La réalité virtuelle permet d’expérimenter les limites de la perception. Julien Creuzet modèle le réel pour produire des fictions qui sont une représentation critique de notre monde. Il revisite nos héritages culturels généralement trop figés, linéaires, voire enclavés. L’observation des phénomènes quotidiens nourrit l’artiste à partir desquels il se forge un univers artistique pléthorique. Pour Maïs Chaud Marlboro, il nous restitue l’ensemble des sensations et activités remarquées à la sortie du métro parisien, à Barbès. Alors que les crack men passent et se ravitaillent dans ce lieu, les vendeurs de maïs — grillés sur chariot — et de cigarettes à la sauvette scandent à tue-tête: « Maïs chaud, Maïs chaud ! », « Marlboro, Marlboro ! ».
Usant de fantaisie plastique, il réalise des collages visuels à partir d’ensemble de signes et de symboles issus de plusieurs civilisations.
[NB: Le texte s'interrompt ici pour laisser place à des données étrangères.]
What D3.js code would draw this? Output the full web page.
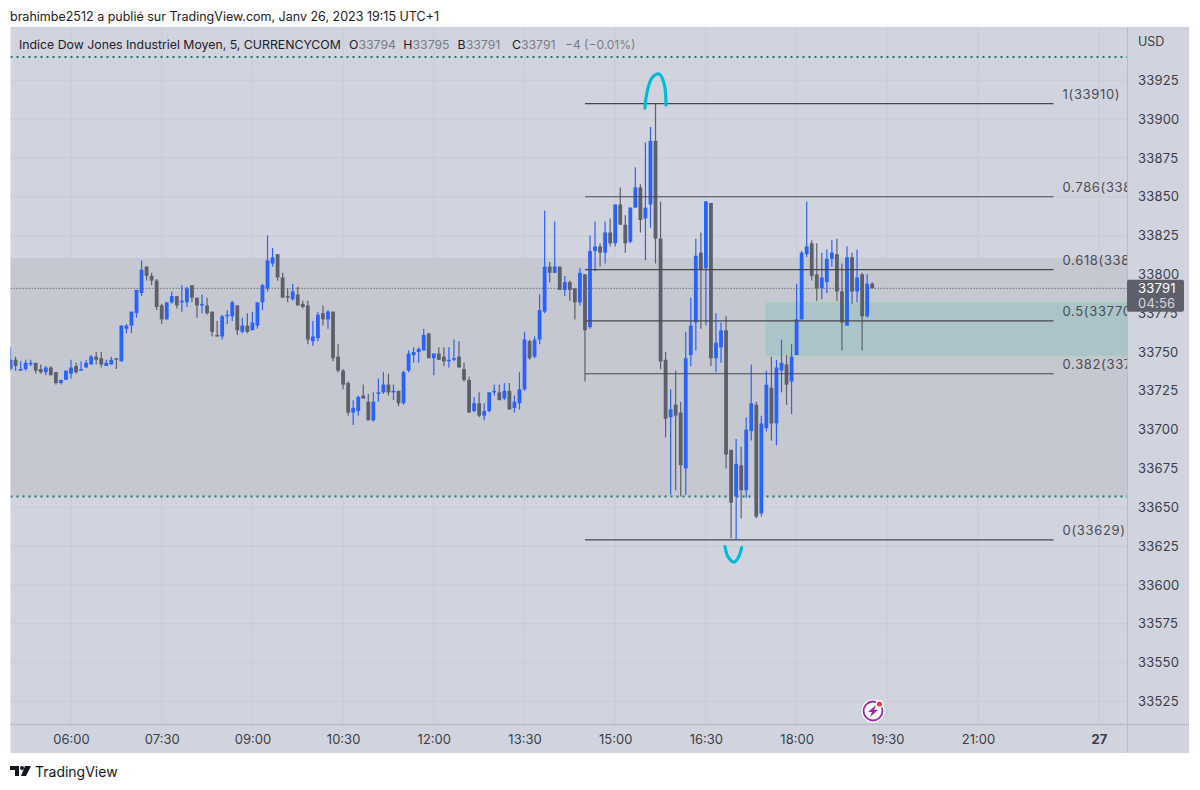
<!DOCTYPE html>
<html>
<head>
<meta charset="utf-8">
<script src="https://cdn.jsdelivr.net/npm/d3@7"></script>
<style>
  html, body { margin: 0; padding: 0; background: #fff; }
  text { font-family: Inter, "Noto Sans", sans-serif; }
</style>
</head>
<body>
<script>
// 5 minute bars from 05:00 to 19:15
let opens = [
  33739,33745,33738,33739,33742,33743,33739,33737,33740,33737,
  33730,33732,33736,33741,33738,33740,33742,33747,33746,33741,
  33742,33746,33744,33765,33767,33775,33788,33805,33799,33796,
  33780,33771,33782,33786,33782,33782,33793,33785,33780,33780,
  33776,33761,33760,33773,33773,33780,33763,33767,33764,33767,
  33782,33791,33807,33813,33798,33786,33784,33787,33781,33780,
  33757,33759,33775,33771,33776,33747,33738,33730,33711,33712,
  33722,33718,33706,33723,33724,33729,33724,33725,33717,33738,
  33748,33750,33751,33762,33746,33749,33747,33744,33745,33747,
  33739,33732,33712,33717,33709,33712,33724,33724,33720,33725,
  33714,33717,33726,33757,33747,33758,33776,33805,33801,33805,
  33790,33795,33791,33782,33800,33766,33815,33818,33814,33827,
  33820,33845,33832,33821,33843,33856,33836,33845,33886,33823,
  33745,33708,33716,33711,33675,33748,33769,33814,33804,33846,
  33746,33753,33764,33687,33657,33677,33661,33699,33716,33646,
  33701,33727,33704,33738,33742,33731,33748,33771,33813,33820,
  33800,33791,33795,33810,33813,33789,33767,33811,33789,33800,
  33773,33794
];
let highs = [
  33753,33747,33744,33745,33745,33743,33742,33741,33741,33737,
  33732,33738,33745,33743,33744,33745,33748,33750,33750,33745,
  33747,33746,33767,33768,33776,33790,33809,33805,33801,33797,
  33781,33782,33789,33786,33793,33792,33793,33785,33787,33785,
  33776,33770,33774,33777,33783,33780,33772,33775,33776,33782,
  33794,33825,33817,33813,33801,33791,33794,33792,33783,33783,
  33770,33776,33780,33777,33776,33755,33739,33731,33719,33722,
  33729,33723,33724,33733,33737,33736,33729,33725,33738,33751,
  33753,33753,33765,33762,33749,33753,33753,33753,33758,33757,
  33743,33734,33721,33724,33717,33724,33729,33729,33730,33730,
  33722,33737,33763,33758,33760,33787,33841,33808,33834,33805,
  33799,33796,33791,33804,33800,33825,33834,33820,33834,33836,
  33845,33856,33838,33843,33869,33858,33885,33895,33910,33847,
  33750,33726,33738,33718,33763,33785,33823,33827,33847,33846,
  33775,33769,33773,33687,33694,33689,33708,33742,33718,33709,
  33738,33747,33745,33758,33748,33755,33794,33815,33847,33822,
  33820,33814,33816,33822,33823,33807,33818,33814,33816,33801,
  33800,33795
];
let lows = [
  33738,33738,33738,33738,33741,33736,33736,33735,33735,33729,
  33729,33732,33733,33736,33738,33740,33742,33742,33740,33741,
  33742,33739,33744,33762,33762,33772,33786,33796,33793,33777,
  33768,33771,33781,33778,33776,33779,33782,33772,33775,33774,
  33760,33760,33758,33768,33770,33761,33762,33762,33764,33765,
  33777,33789,33805,33796,33785,33782,33783,33780,33778,33755,
  33754,33757,33767,33765,33744,33737,33726,33709,33703,33709,
  33720,33706,33705,33718,33723,33722,33719,33715,33716,33737,
  33743,33743,33751,33746,33735,33745,33741,33740,33744,33740,
  33731,33711,33711,33708,33706,33711,33722,33719,33719,33713,
  33711,33713,33725,33745,33746,33755,33775,33795,33801,33790,
  33786,33783,33771,33780,33731,33765,33802,33805,33807,33818,
  33818,33832,33814,33820,33843,33827,33809,33830,33807,33739,
  33695,33658,33661,33657,33658,33741,33751,33765,33767,33741,
  33737,33743,33675,33630,33629,33643,33656,33693,33643,33644,
  33699,33693,33690,33724,33716,33710,33748,33771,33811,33796,
  33783,33784,33788,33805,33783,33751,33767,33781,33782,33751,
  33772,33791
];
let closes = [
  33745,33741,33739,33743,33743,33738,33737,33740,33735,33730,
  33732,33738,33740,33737,33739,33743,33747,33745,33742,33743,
  33745,33745,33767,33767,33776,33790,33803,33799,33796,33779,
  33771,33782,33786,33780,33783,33791,33785,33780,33781,33775,
  33763,33760,33773,33774,33782,33764,33767,33763,33769,33782,
  33793,33809,33811,33798,33785,33785,33789,33780,33779,33758,
  33760,33774,33771,33776,33746,33738,33729,33711,33714,33721,
  33720,33706,33718,33724,33729,33724,33725,33717,33737,33749,
  33750,33752,33761,33746,33749,33745,33744,33745,33746,33740,
  33732,33711,33717,33709,33712,33724,33725,33719,33725,33713,
  33718,33726,33758,33746,33758,33777,33805,33801,33805,33790,
  33795,33790,33782,33801,33764,33815,33818,33814,33827,33820,
  33845,33832,33820,33843,33856,33835,33843,33886,33823,33744,
  33707,33713,33709,33677,33746,33767,33812,33803,33847,33746,
  33756,33764,33684,33653,33678,33661,33700,33717,33644,33704,
  33729,33704,33740,33743,33729,33747,33771,33814,33818,33799,
  33791,33798,33810,33814,33789,33769,33811,33789,33798,33773,
  33794,33791
];

let priceTicks = [33525,33550,33575,33600,33625,33650,33675,33700,33725,33750,33775,33800,33825,33850,33875,33900,33925];
// minutes since midnight, "27" sits where the session break ends
let timeTicks = [360,450,540,630,720,810,900,990,1080,1170,1260,1380];
let timeLabels = ["06:00","07:30","09:00","10:30","12:00","13:30","15:00","16:30","18:00","19:30","21:00","27"];

let fibLevels = ["1","0.786","0.618","0.5","0.382","0"];
let fibPrices = [33910,33850,33803,33770,33736,33629];

let dottedLevels = [33940,33657];
let bandPrices = [33810.5,33657];
let zonePrices = [33782,33747.5];
let lastPrice = 33791;

// brush strokes over the swing high and swing low
let brushHighMin = [929.5,931.5,936.5,943.5,948.5,950.5];
let brushHighPx = [33907,33917,33926.5,33929,33923,33909];
let brushLowMin = [1009,1012,1018,1022.5,1025.5];
let brushLowPx = [33624.6,33618,33614.7,33618,33624];

let width = 1200;
let height = 790;
let left = 10.5;
let paneRight = 1127;
let panelRight = 1189;
let top_ = 27;
let paneBottom = 724;
let panelBottom = 753;

let bg = "#d1d4de";
let blue = "#2962ff";
let grey = "#5d606b";
let gridColour = "#c5c8d2";
let textColour = "#3b3e46";

let x = d3.scaleLinear().domain([360, 1260]).range([71, 978]);
let y = d3.scaleLinear().domain([33750, 33925]).range([352, 80.3]);
let barMinute = (i) => 300 + 5 * i;

let svg = d3.select("body").append("svg")
  .attr("width", width)
  .attr("height", height)
  .style("display", "block");

svg.append("clipPath").attr("id", "pane")
  .append("rect")
  .attr("x", left).attr("y", top_)
  .attr("width", paneRight - left).attr("height", paneBottom - top_);

svg.append("text").attr("x", 10).attr("y", 21)
  .attr("font-size", 12.5).attr("fill", "#1e2026")
  .text("brahimbe2512 a publié sur TradingView.com, Janv 26, 2023 19:15 UTC+1");

svg.append("rect")
  .attr("x", left).attr("y", top_)
  .attr("width", panelRight - left).attr("height", panelBottom - top_)
  .attr("fill", bg);

let pane = svg.append("g").attr("clip-path", "url(#pane)");

// darker band behind the candles
pane.append("rect")
  .attr("x", left).attr("width", paneRight - left)
  .attr("y", y(bandPrices[0]))
  .attr("height", y(bandPrices[1]) - y(bandPrices[0]))
  .attr("fill", "#c5c7d1");

// grid
pane.selectAll(".hgrid").data(priceTicks).join("line")
  .attr("x1", left).attr("x2", paneRight)
  .attr("y1", (d) => y(d)).attr("y2", (d) => y(d))
  .attr("stroke", gridColour).attr("stroke-opacity", 0.75);
pane.selectAll(".vgrid").data(timeTicks).join("line")
  .attr("x1", (d) => x(d)).attr("x2", (d) => x(d))
  .attr("y1", top_).attr("y2", paneBottom)
  .attr("stroke", gridColour).attr("stroke-opacity", 0.75);

// green zone
pane.append("rect")
  .attr("x", x(barMinute(150)) - 0.5)
  .attr("width", paneRight - x(barMinute(150)) + 1)
  .attr("y", y(zonePrices[0]))
  .attr("height", y(zonePrices[1]) - y(zonePrices[0]))
  .attr("fill", "#abc4c9")
  .attr("stroke", "#a6d2ae");

// dotted levels
pane.selectAll(".dots").data(dottedLevels).join("line")
  .attr("x1", left).attr("x2", paneRight)
  .attr("y1", (d) => y(d)).attr("y2", (d) => y(d))
  .attr("stroke", "#1c7a6a").attr("stroke-width", 2)
  .attr("stroke-dasharray", "2 4");

pane.append("line")
  .attr("x1", left).attr("x2", paneRight)
  .attr("y1", y(lastPrice)).attr("y2", y(lastPrice))
  .attr("stroke", "#6d7079").attr("stroke-dasharray", "1.5 1.5");

// candles
let bars = pane.selectAll(".bar").data(d3.range(opens.length)).join("g");
bars.append("line")
  .attr("x1", (i) => x(barMinute(i))).attr("x2", (i) => x(barMinute(i)))
  .attr("y1", (i) => y(highs[i])).attr("y2", (i) => y(lows[i]))
  .attr("stroke", (i) => (closes[i] >= opens[i] ? blue : grey))
  .attr("stroke-width", 1.2);
bars.append("rect")
  .attr("x", (i) => x(barMinute(i)) - 1.9)
  .attr("width", 3.8)
  .attr("y", (i) => y(Math.max(opens[i], closes[i])))
  .attr("height", (i) => Math.max(1, Math.abs(y(opens[i]) - y(closes[i]))))
  .attr("fill", (i) => (closes[i] >= opens[i] ? blue : grey));

// fib retracement, runs from bar 114 to 1054px
let fibStart = x(barMinute(114));
let fibEnd = x(barMinute(207));
pane.selectAll(".fib").data(fibPrices).join("line")
  .attr("x1", fibStart).attr("x2", fibEnd)
  .attr("y1", (d) => y(d)).attr("y2", (d) => y(d))
  .attr("stroke", "#45484f").attr("stroke-width", 1.2);
pane.selectAll(".fibLabel").data(fibPrices).join("text")
  .attr("x", fibEnd + 9)
  .attr("y", (d) => y(d) - 9.5)
  .attr("dy", "0.35em")
  .attr("font-size", 13)
  .attr("letter-spacing", 0.65)
  .attr("fill", "#4a4d55")
  .text((d, i) => `${fibLevels[i]}(${d})`);

// brush strokes
let brush = d3.line()
  .x((d) => x(d[0]))
  .y((d) => y(d[1]))
  .curve(d3.curveCatmullRom);
pane.append("path")
  .attr("d", brush(d3.zip(brushHighMin, brushHighPx)))
  .attr("fill", "none").attr("stroke", "#00bcd4")
  .attr("stroke-width", 3.2).attr("stroke-linecap", "round");
pane.append("path")
  .attr("d", brush(d3.zip(brushLowMin, brushLowPx)))
  .attr("fill", "none").attr("stroke", "#00bcd4")
  .attr("stroke-width", 3.2).attr("stroke-linecap", "round");

// axes
let yAxis = svg.append("g")
  .attr("transform", `translate(${paneRight},0)`)
  .call(d3.axisRight(y).tickValues(priceTicks).tickSize(0).tickPadding(11).tickFormat(d3.format("d")));
yAxis.select(".domain").attr("d", `M0.5,${top_}V${panelBottom}`).attr("stroke", "#b9bcc7");
yAxis.selectAll("text").attr("font-size", 13).attr("letter-spacing", 0.2).attr("fill", textColour).attr("font-family", null);

let xAxis = svg.append("g")
  .attr("transform", `translate(0,${paneBottom})`)
  .call(d3.axisBottom(x).tickValues(timeTicks).tickSize(0).tickPadding(11)
    .tickFormat((d, i) => timeLabels[i]));
xAxis.select(".domain").attr("d", `M${left},0.5H${panelRight}`).attr("stroke", "#b9bcc7").attr("stroke-width", 1.5);
xAxis.selectAll("text").attr("font-size", 13).attr("fill", textColour).attr("font-family", null)
  .attr("font-weight", (d, i) => (timeLabels[i] === "27" ? 700 : 400));

svg.append("text").attr("x", 1138).attr("y", 46)
  .attr("font-size", 12.5).attr("fill", textColour).text("USD");

// last price tag
let tag = svg.append("g");
tag.append("rect")
  .attr("x", paneRight).attr("y", y(lastPrice) - 8.5)
  .attr("width", 57).attr("height", 32).attr("rx", 2)
  .attr("fill", grey);
tag.append("text").attr("x", 1138).attr("y", y(lastPrice) + 0.5)
  .attr("dy", "0.35em").attr("font-size", 13).attr("letter-spacing", 0.2).attr("fill", "#fff")
  .text(lastPrice);
tag.append("text").attr("x", 1138).attr("y", y(lastPrice) + 15)
  .attr("dy", "0.35em").attr("font-size", 13).attr("letter-spacing", 0.2).attr("fill", "#d5d7dd")
  .text("04:56");

// legend line
let legend = svg.append("text").attr("x", 19).attr("y", 49)
  .attr("font-size", 12.3).attr("fill", "#1e2026");
legend.append("tspan").text("Indice Dow Jones Industriel Moyen, 5, CURRENCYCOM");
[["O", "33794"], ["H", "33795"], ["B", "33791"], ["C", "33791"]].forEach((p, i) => {
  legend.append("tspan").attr("x", 349 + i * 54.3).text(p[0]);
  legend.append("tspan").attr("fill", "#787b86").text(p[1]);
});
legend.append("tspan").attr("x", 565).attr("fill", "#787b86").attr("font-size", 12).text("−4 (−0.01%)");

// lightning badge
let badge = svg.append("g").attr("transform", "translate(873,711)");
badge.append("circle").attr("r", 11.5).attr("fill", "#fff");
badge.append("circle").attr("r", 9.5).attr("fill", "none").attr("stroke", "#9c27b0").attr("stroke-width", 1.8);
badge.append("path").attr("d", "M3,-6L-5,1H-1L-3,6L5,-1H1Z").attr("fill", "#9c27b0");
badge.append("circle").attr("cx", 6.5).attr("cy", -7).attr("r", 4).attr("fill", "#fff");
badge.append("circle").attr("cx", 6.5).attr("cy", -7).attr("r", 2.6).attr("fill", "#f23645");

// footer logo
let logo = svg.append("g").attr("transform", "translate(10,766)").attr("fill", "#131722");
logo.append("path").attr("d", "M0,0H9V10H5V4H0Z");
logo.append("circle").attr("cx", 12).attr("cy", 2).attr("r", 2);
logo.append("path").attr("d", "M15,0H21L16,10H11Z");
svg.append("text").attr("x", 35).attr("y", 777)
  .attr("font-size", 14).attr("fill", "#131722").text("TradingView");
</script>
</body>
</html>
Afin de connaître l’origine de leurs présences, il faut remonter aux civilisations mésoaméricaines dépendantes d’une agriculture basée sur le maïs, à son importation en Europe au XVIe siècle rendue possible par la colonisation espagnole jusqu’à sa consommation contemporaine. L’artiste rend compte d’un phénomène socio-économique : la circulation du maïs qui s’inscrit dans un processus relationnel induit par la mondialisation et lié à la colonisation. Usant de fantaisie plastique, il réalise des collages visuels à partir d’ensemble de signes et de symboles issus de plusieurs civilisations. En effet, différents éléments lévitent sur un fond blanc, tel un temple maya, un faucon pèlerin et un sarcoramphe roi (oiseaux répandus en Amérique centrale et en Amérique du Sud) des pièces d’euros disséminées dans le ciel, un champ de maïs, etc. La création d’un espace virtuel aux allures lyrico-fantastiques génère chez le spectateur une perte des repères spatio-temporels. On ne peut s’identifier à la réalité. Notre existence s’apparente ainsi à des formes hybrides, voire rhizomiques. Illustrant des connections, des histoires et des conséquences imprévisibles, Maïs Chaud Marlboro résonne avec la pensée du Tout-Monde énoncée par Edouard Glissant. L’Histoire s’écrit indéfiniment entre l’ici et l’ailleurs, aux croisements des cultures.